------ INFORMATION SHOWN ------

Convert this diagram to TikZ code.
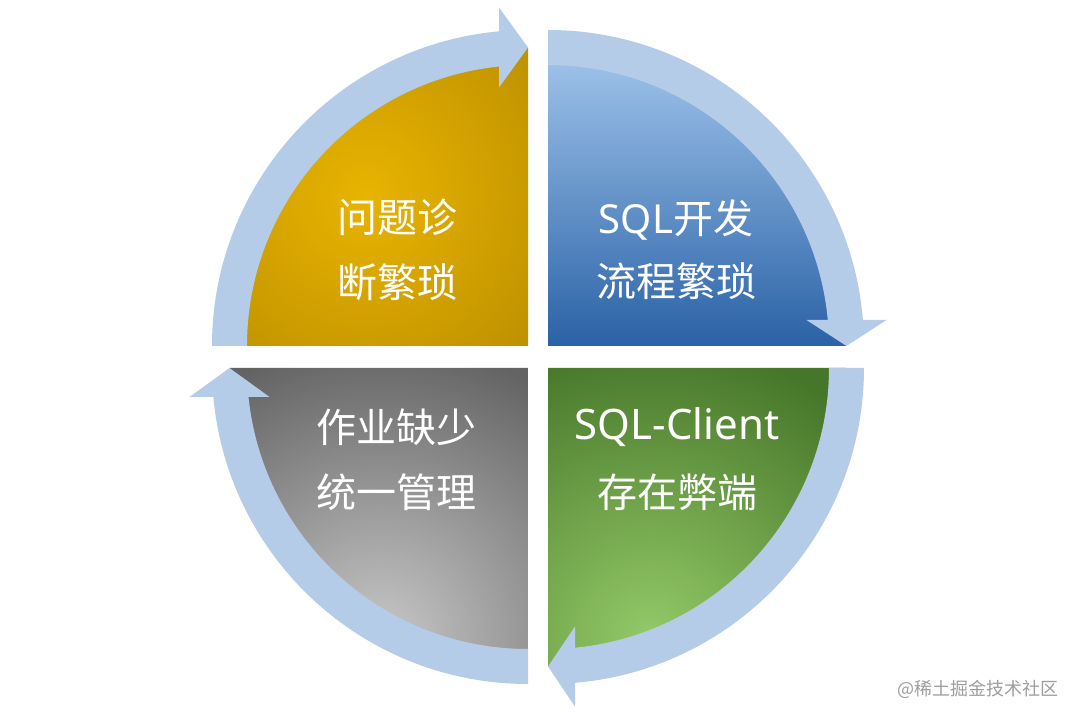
\documentclass[tikz,border=0pt]{standalone}
\usepackage{fontspec}
\setmainfont{Noto Sans CJK SC}
\newfontfamily\cjkf{Noto Sans CJK SC}
\newfontfamily\latf{Noto Sans}
\usetikzlibrary{calc}
\definecolor{ringc}{RGB}{181,204,233}
\definecolor{goldA}{RGB}{232,180,0}
\definecolor{goldB}{RGB}{182,138,0}
\definecolor{blueT}{RGB}{162,198,236}
\definecolor{blueB}{RGB}{42,98,166}
\definecolor{greenA}{RGB}{148,202,104}
\definecolor{greenB}{RGB}{70,118,41}
\definecolor{grayA}{RGB}{200,200,200}
\definecolor{grayB}{RGB}{99,99,99}
\definecolor{wmark}{RGB}{158,158,158}
\pgfdeclareradialshading{goldsh}{\pgfpoint{0bp}{0bp}}{color(0bp)=(goldA); color(22bp)=(goldB); color(50bp)=(goldB)}
\pgfdeclareradialshading{greensh}{\pgfpoint{0bp}{0bp}}{color(0bp)=(greenA); color(20bp)=(greenB); color(50bp)=(greenB)}
\pgfdeclareradialshading{graysh}{\pgfpoint{0bp}{0bp}}{color(0bp)=(grayA); color(20bp)=(grayB); color(50bp)=(grayB)}
\tikzset{
  ring/.style={fill=ringc},
  lbl/.style={text=white, anchor=base, inner sep=0pt, font=\fontsize{40}{48}\selectfont},
  wm/.style={text=wmark, anchor=base, inner sep=0pt, font=\fontsize{18}{22}\selectfont}
}
\begin{document}
\begin{tikzpicture}[x=1pt,y=1pt]
\useasboundingbox (0,0) rectangle (1080,720);
\fill[white] (0,0) rectangle (1080,720);
\def\rmid{298.5}
\def\rin{281}
\def\rout{316}
\coordinate (G) at (528,374);
\coordinate (B) at (548,374);
\coordinate (N) at (548,352);
\coordinate (A) at (528,352);

% ---- sectors ----
\begin{scope}
  \clip (G) -- ++(180:\rmid) arc[start angle=180,end angle=90,radius=\rmid] -- cycle;
  \shade[shading=goldsh] (365,525) circle (300);
\end{scope}
\shade[top color=blueT, bottom color=blueB] (B) -- ++(90:\rmid) arc[start angle=90,end angle=0,radius=\rmid] -- cycle;
\begin{scope}
  \clip (N) -- ++(0:\rmid) arc[start angle=0,end angle=-90,radius=\rmid] -- cycle;
  \shade[shading=greensh] (650,80) circle (375);
\end{scope}
\begin{scope}
  \clip (A) -- ++(270:\rmid) arc[start angle=270,end angle=180,radius=\rmid] -- cycle;
  \shade[shading=graysh] (380,80) circle (375);
\end{scope}

% ---- ring arrows ----
% gold: left -> top
\fill[ring] ($(G)+(180:\rout)$) arc[start angle=180,end angle=95,radius=\rout]
  -- ($(G)+(95:\rin)$) arc[start angle=95,end angle=180,radius=\rin] -- cycle;
\fill[ring] ($(G)+(0,\rmid)$) -- ++(-29,40) -- ++(0,-80) -- cycle;
% blue: top -> right
\fill[ring] ($(B)+(90:\rout)$) arc[start angle=90,end angle=4.5,radius=\rout]
  -- ($(B)+(4.5:\rin)$) arc[start angle=4.5,end angle=90,radius=\rin] -- cycle;
\fill[ring] ($(B)+(\rmid,0)$) -- ++(-40,26) -- ++(80,0) -- cycle;
% green: right -> bottom
\fill[ring] ($(N)+(0:\rout)$) arc[start angle=0,end angle=-85.5,radius=\rout]
  -- ($(N)+(-85.5:\rin)$) arc[start angle=-85.5,end angle=0,radius=\rin] -- cycle;
\fill[ring] ($(N)+(0,-\rmid)$) -- ++(27,40) -- ++(0,-80) -- cycle;
% gray: bottom -> left
\fill[ring] ($(A)+(270:\rout)$) arc[start angle=270,end angle=185,radius=\rout]
  -- ($(A)+(185:\rin)$) arc[start angle=185,end angle=270,radius=\rin] -- cycle;
\fill[ring] ($(A)+(-\rmid,0)$) -- ++(-40,-29) -- ++(80,0) -- cycle;

% ---- labels ----
\node[lbl] (g1) at (397,487) {问题诊};
\node[lbl] (g2) at (397,422) {断繁琐};
\node[lbl] (b1) at (676,486) {{\latf SQL}开发};
\node[lbl] (b2) at (676,423) {流程繁琐};
\node[lbl] (y1) at (396,277) {作业缺少};
\node[lbl] (y2) at (396,212) {统一管理};
\node[lbl, font=\fontsize{42}{48}\selectfont] (n1) at (677,280) {\latf SQL-Client};
\node[lbl] (n2) at (677,212) {存在弊端};

\node[wm] (wm) at (978,24) {@稀土掘金技术社区};
\end{tikzpicture}
\end{document}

------

# OBJECTIVE
Look at the listing and set down only the lines from its start through the line with "(A) at (528,352);", word for word and without pictures.

# COMPLETE OUTPUT
Convert this diagram to TikZ code.
\documentclass[tikz,border=0pt]{standalone}
\usepackage{fontspec}
\setmainfont{Noto Sans CJK SC}
\newfontfamily\cjkf{Noto Sans CJK SC}
\newfontfamily\latf{Noto Sans}
\usetikzlibrary{calc}
\definecolor{ringc}{RGB}{181,204,233}
\definecolor{goldA}{RGB}{232,180,0}
\definecolor{goldB}{RGB}{182,138,0}
\definecolor{blueT}{RGB}{162,198,236}
\definecolor{blueB}{RGB}{42,98,166}
\definecolor{greenA}{RGB}{148,202,104}
\definecolor{greenB}{RGB}{70,118,41}
\definecolor{grayA}{RGB}{200,200,200}
\definecolor{grayB}{RGB}{99,99,99}
\definecolor{wmark}{RGB}{158,158,158}
\pgfdeclareradialshading{goldsh}{\pgfpoint{0bp}{0bp}}{color(0bp)=(goldA); color(22bp)=(goldB); color(50bp)=(goldB)}
\pgfdeclareradialshading{greensh}{\pgfpoint{0bp}{0bp}}{color(0bp)=(greenA); color(20bp)=(greenB); color(50bp)=(greenB)}
\pgfdeclareradialshading{graysh}{\pgfpoint{0bp}{0bp}}{color(0bp)=(grayA); color(20bp)=(grayB); color(50bp)=(grayB)}
\tikzset{
  ring/.style={fill=ringc},
  lbl/.style={text=white, anchor=base, inner sep=0pt, font=\fontsize{40}{48}\selectfont},
  wm/.style={text=wmark, anchor=base, inner sep=0pt, font=\fontsize{18}{22}\selectfont}
}
\begin{document}
\begin{tikzpicture}[x=1pt,y=1pt]
\useasboundingbox (0,0) rectangle (1080,720);
\fill[white] (0,0) rectangle (1080,720);
\def\rmid{298.5}
\def\rin{281}
\def\rout{316}
\coordinate (G) at (528,374);
\coordinate (B) at (548,374);
\coordinate (N) at (548,352);
\coordinate (A) at (528,352);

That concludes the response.